TC Tolbert is a genderqueer, feminist poet and educator. TC earned his MFA in Poetry from UA in 2005 and currently teaches Composition at Pima Community College. S/he is the Assistant Director of Casa Libre en la Solana and is a member of Movement Salon, a compositional improvisation group in Tucson. S/he is a collective member of Read Between the Bars, a books-to-prisoners program, and s/he spends his summers leading wilderness trips for Outward Bound. TC’s poems can be found in Volt, The Pinch, Drunken Boat, Shampoo, A Trunk of Delirium, and jubilat. He won the Arizona Statewide Poetry competition in 2010 and his chapbook is forthcoming from Kore Press.
According to the American Association of Suicidology, 12 youth per day die by suicide. Suicide is the 3rd highest cause of death for youth between the ages of 15-24 – right behind accidents and homicides. Now even if we apply the most conservative estimate that 1 in 10 of those youth is LGBTQ, this still means that 1 queer kid a day is dying by suicide. That is over 365 queer youth per year. And yet, all we know of – what has pulled us here together – are 8. What about the other 350-something lgbtq youth who have died by suicide in the last year? What do we know of their stories? Why don’t we know their stories? When we look at these 8, who do we see reflected back at us? Who do we not see?
You may have also recently heard about the horrible attack of a transwoman in the Bronx (she has been mis-identified as a gay man in the media but she used female pronouns and went by the name La Reina – the Queen). 9 attackers, ranging in age from 16-23, brutally tortured her and two acquaintances for being queer. Some NY detectives are calling it “the worst hate crime they’ve seen in years.”

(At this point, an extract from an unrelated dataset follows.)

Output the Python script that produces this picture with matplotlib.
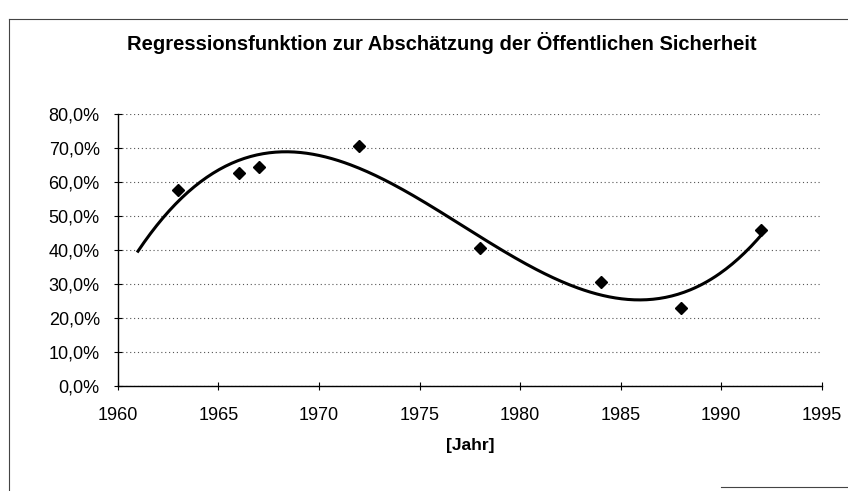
import numpy as np
import matplotlib
matplotlib.use('Agg')
from matplotlib import pyplot as plt
from matplotlib.lines import Line2D
from matplotlib.ticker import FuncFormatter

# Data
jahre = [1963, 1966, 1967, 1972, 1978, 1984, 1988, 1992]
sicherheit = [57.5, 62.5, 64.5, 70.5, 40.5, 30.5, 23.0, 46.0]
trend_start = 1961

plt.rcParams['font.family'] = ['Liberation Sans', 'DejaVu Sans']

fig = plt.figure(figsize=(8.48, 4.91), dpi=100)
ax = fig.add_axes([0.139, 0.214, 0.830, 0.554])

# cubic regression (Excel polynomial trendline, order 3, 2 periods backward)
coef = np.polyfit(jahre, sicherheit, 3)
xs = np.linspace(trend_start, max(jahre), 300)
ax.plot(xs, np.polyval(coef, xs), color='black', linewidth=2.2, zorder=3)

ax.plot(jahre, sicherheit, linestyle='none', marker='D', markersize=6.5,
        color='black', zorder=4)

ax.set_xlim(1960, 1995)
ax.set_ylim(0, 80)
ax.set_xticks(range(1960, 1996, 5))
ax.set_yticks(range(0, 81, 10))
ax.yaxis.set_major_formatter(FuncFormatter(lambda v, p: f'{v:.1f}%'.replace('.', ',')))

ax.grid(axis='y', linestyle=(0, (1, 2.5)), color='#555555', linewidth=0.8)
ax.set_axisbelow(True)
for s in ['top', 'right']:
    ax.spines[s].set_visible(False)
ax.spines['left'].set_linewidth(1.0)
ax.spines['bottom'].set_linewidth(1.0)
ax.tick_params(axis='both', direction='inout', length=6, width=0.8,
               labelsize=13, colors='black')
ax.tick_params(axis='y', pad=10)
ax.tick_params(axis='x', pad=12)

ax.set_xlabel('[Jahr]', fontsize=12.5, fontweight='bold', labelpad=10)
fig.text(0.521, 0.912, 'Regressionsfunktion zur Abschätzung der Öffentlichen Sicherheit',
         ha='center', va='center', fontsize=14.5, fontweight='bold')

# outer chart border (partly cut off in the scan)
fig.add_artist(Line2D([0.011, 1.0], [0.961, 0.961], color='#444444', linewidth=0.8))
fig.add_artist(Line2D([0.011, 0.011], [0.0, 0.961], color='#444444', linewidth=0.8))
fig.add_artist(Line2D([0.85, 1.0], [0.008, 0.008], color='#444444', linewidth=0.8))

plt.savefig('out.png', dpi=100)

The grief we feel as a community and as individuals when faced with such violence is swift, tremendous, and just. When youth, the very embodiment of hope, growth, and change are snuffing themselves and each other out b/c they cannot find evidence of that hope, b/c they cannot see themselves reflected, or, perhaps, b/c they cannot stand the reflection that they do see – our response should be grief. We are losing something and we have lost people. I am proud of us tonight for being honest, for being vulnerable. For coming together in our grief.

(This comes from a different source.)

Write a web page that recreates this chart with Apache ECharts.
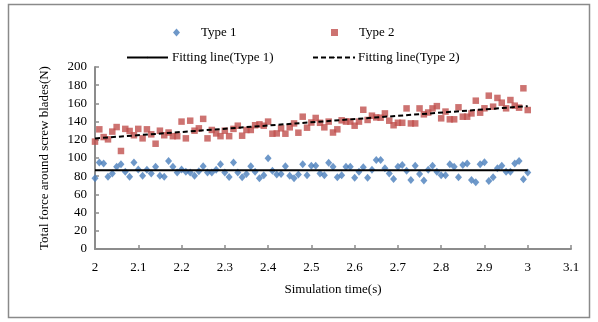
<!DOCTYPE html>
<html><head><meta charset="utf-8">
<script src="https://cdn.jsdelivr.net/npm/echarts@6/dist/echarts.min.js"></script>
<style>html,body{margin:0;padding:0;background:#fff}#c{width:598px;height:322px}</style>
</head><body><div id="c"></div>
<script>
const times = [];
for (let i = 0; i <= 100; i++) times.push(+(2 + i / 100).toFixed(2));
const type1 = [77.7,95,94,79.5,83,90.5,93,85,79.5,95,87.5,80.5,87,83,90.5,80.5,79.5,96.7,90.5,84,87.5,85,84,80.5,85.5,91,84,84,87,93,84,79,95,84,78.8,82.4,91,85,77.7,81,99.6,86,82,82.4,91,80.5,77.7,82,93,81,91.6,91.6,83,81,94.9,90.5,78.8,81,90.5,90.5,78.4,85,89.7,78.4,87,97.8,97.8,88.6,83,77,90.5,92.3,86,75.8,91.6,82.4,75.4,87,91.6,85,81,81,93,90.5,78.8,92.3,94,75.8,73.3,93,95.2,74.7,78.8,88.6,91.6,85,85,94,96.7,76.6,84];
const type2 = [118,131.5,123,120.5,129,134,107.7,132,129.7,125,132,121.6,131.5,126,115.7,130,125,128,124,124,140,121.6,141,130,132.6,143,121.6,130.8,127,124,130,124,132,135.5,124.5,130.8,130.8,136,137,135.5,140,126.7,127,132.6,126.7,133.7,138,127.8,145.4,133.3,139,144,138.7,133.7,140,128,131.5,141.4,140,140,135.5,140,153,141.8,146.5,144.6,144.3,149,141,136,138.7,138.7,154.5,138,138,154.5,148,150,154.5,157,143.6,151,142.5,142.5,155.7,145.4,145.4,149,163,149.8,154.6,168.5,156.4,166,160.8,154.6,163.7,157.5,155.3,176.6,152.7];
const fitX = [2, 3];
const fit1 = [86.5, 86.5];
const fit2 = [121.5, 157];
const xTicks = [2,2.1,2.2,2.3,2.4,2.5,2.6,2.7,2.8,2.9,3,3.1];

const font = 'Liberation Serif';
const chart = echarts.init(document.getElementById('c'), null, {renderer:'canvas'});
const pair = (xs, ys) => xs.map((x, i) => [x, ys[i]]);
const axisColor = '#8c8c8c';
const lt = {fontFamily:font, fontSize:13, color:'#000'};
chart.setOption({
  animation: false,
  backgroundColor: '#fff',
  graphic: [{type:'rect', shape:{x:8.5,y:4.5,width:581,height:313}, style:{fill:'none', stroke:'#8a8a8a', lineWidth:1.5}, silent:true}],
  grid: {left: 95, top: 67, width: 476, height: 182, containLabel: false},
  legend: [
    {data:[{name:'Type 1', icon:'diamond'}], left:168, top:21, itemWidth:7, itemHeight:8, textStyle:Object.assign({padding:[0,0,0,16]}, lt)},
    {data:[{name:'Type 2', icon:'rect'}], left:326, top:21, itemWidth:7, itemHeight:7, textStyle:Object.assign({padding:[0,0,0,16]}, lt)},
    {data:['Fitting line(Type 1)'], left:121, top:46, itemWidth:41, itemHeight:2, textStyle:Object.assign({padding:[0,0,0,-1]}, lt)},
    {data:['Fitting line(Type 2)'], left:307, top:46, itemWidth:42, itemHeight:2, textStyle:Object.assign({padding:[0,0,0,-2]}, lt)}
  ],
  xAxis: {
    type:'value', min:2, max:3.1, interval:0.1,
    name:'Simulation time(s)', nameLocation:'middle', nameGap:34,
    nameTextStyle:lt,
    axisLine:{show:true, lineStyle:{color:axisColor, width:2}},
    axisTick:{show:true, inside:true, length:4, lineStyle:{color:axisColor, width:1.5}},
    axisLabel:{fontFamily:font, fontSize:13, color:'#000', margin:12, formatter:(v)=>{const r=Math.round(v*10)/10; return xTicks.includes(r)? String(r):'';}},
    splitLine:{show:false}
  },
  yAxis: {
    type:'value', min:0, max:200, interval:20,
    name:'Total force around screw blades(N)', nameLocation:'middle', nameGap:44,
    nameTextStyle:lt,
    axisLine:{show:true, lineStyle:{color:axisColor, width:2}},
    axisTick:{show:true, inside:true, length:4, lineStyle:{color:axisColor, width:1.5}},
    axisLabel:{fontFamily:font, fontSize:13, color:'#000', margin:8},
    splitLine:{show:false}
  },
  series: [
    {name:'Type 1', type:'scatter', symbol:'diamond', symbolSize:[7,8], itemStyle:{color:'#4a7ebb'}, data:pair(times, type1), z:3},
    {name:'Type 2', type:'scatter', symbol:'rect', symbolSize:6.5, itemStyle:{color:'#c0504d'}, data:pair(times, type2), z:3},
    {name:'Fitting line(Type 1)', type:'line', symbol:'none', lineStyle:{color:'#000', width:2, type:'solid'}, itemStyle:{color:'#000'}, data:pair(fitX, fit1), z:4},
    {name:'Fitting line(Type 2)', type:'line', symbol:'none', lineStyle:{color:'#000', width:2, type:[5,3]}, itemStyle:{color:'#000'}, data:pair(fitX, fit2), z:4}
  ]
});
</script></body></html>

And yet, I ask each of you not to let this grief become a weapon. I ask us, as a community, not to let our losses be compounded by separation, by a perpetuation of hate, violence, retribution, or otherness. If convicted of a hate crime, their perpetrators could get 3 years, 5 years more. Given 3 more years will La Reina feel safe walking in her neighborhood? Given 5 years will we hear Tyler’s violin again? No. Hate crimes legislation will not and does not make queer people safe. Prisons perpetuate violence, they do not end it. I’m sorry but hate crimes legislation won’t bring back Tyler Clementi, Asher Brown, Seth Walsh, Billy Lucas, Raymond Chase, Justin Aaberg, Zach Harrington, and Aiyisha Hassan. Hate crimes legislation won’t bring back the over 30 transwomen who have been murdered in the last year. We can punish the most obvious perpetrators but it won’t correct a system – a world - in which racism, homophobia, and transphobia are status quo.
Instead, I’m asking you to do two things. First, I ask that you take care of yourself. Nourish yourself with good food, time alone, time with loved ones, time with your body, fun. Take the kind of care of yourself that you would wish for your very best friend. That’s it. It’s simple but not easy. That is thing one. Take care of you.
Thing 2 is neither more important nor less. And I believe with every fiber of my being that if each of us do both of these things, we will see the radical shift we are asking for. I am asking you (and myself) to take responsibility for the privileges we do have in this world (and we’ve all got some – I’ve got an enormous of amount of it) – be it white privilege, male privilege, straight privilege, socio-economic privilege, the privilege of education, of leisure, of time – whatever privilege we have, use it to advocate for someone who is unlike you yet who is also oppressed. Let’s stop acting as if there is such a thing as a migrant issue or a women’s issue or a people with disabilities issue. These are all queer issues. Put yourself in dialogue, in proximity, in solidarity work with people who do not look like you, think like you, believe like you. So we’ve come out on campus this week – that is the first step, not the last. Let us now be big brothers or big sisters and come out there. Let us now volunteer to teach in prisons and come out there. Let us volunteer at shelters, in schools, at migrants’ rights organization, at Palestinian liberation actions, at Jewish film festivals, and come out there. Give time, give money, give. The sooner we stop segregating ourselves from the issues that keep all of us down – the closer we come to eradicating oppression. If we want real change, if we want to end violence and bullying, we’ve got to know each other – we’ve got to work in solidarity, we’ve got to connect.
Please consider not just those stories you heard today but also the stories you didn’t hear. Search them out. Make room for them in our movement. And please, make movement any time you have room. Thank you.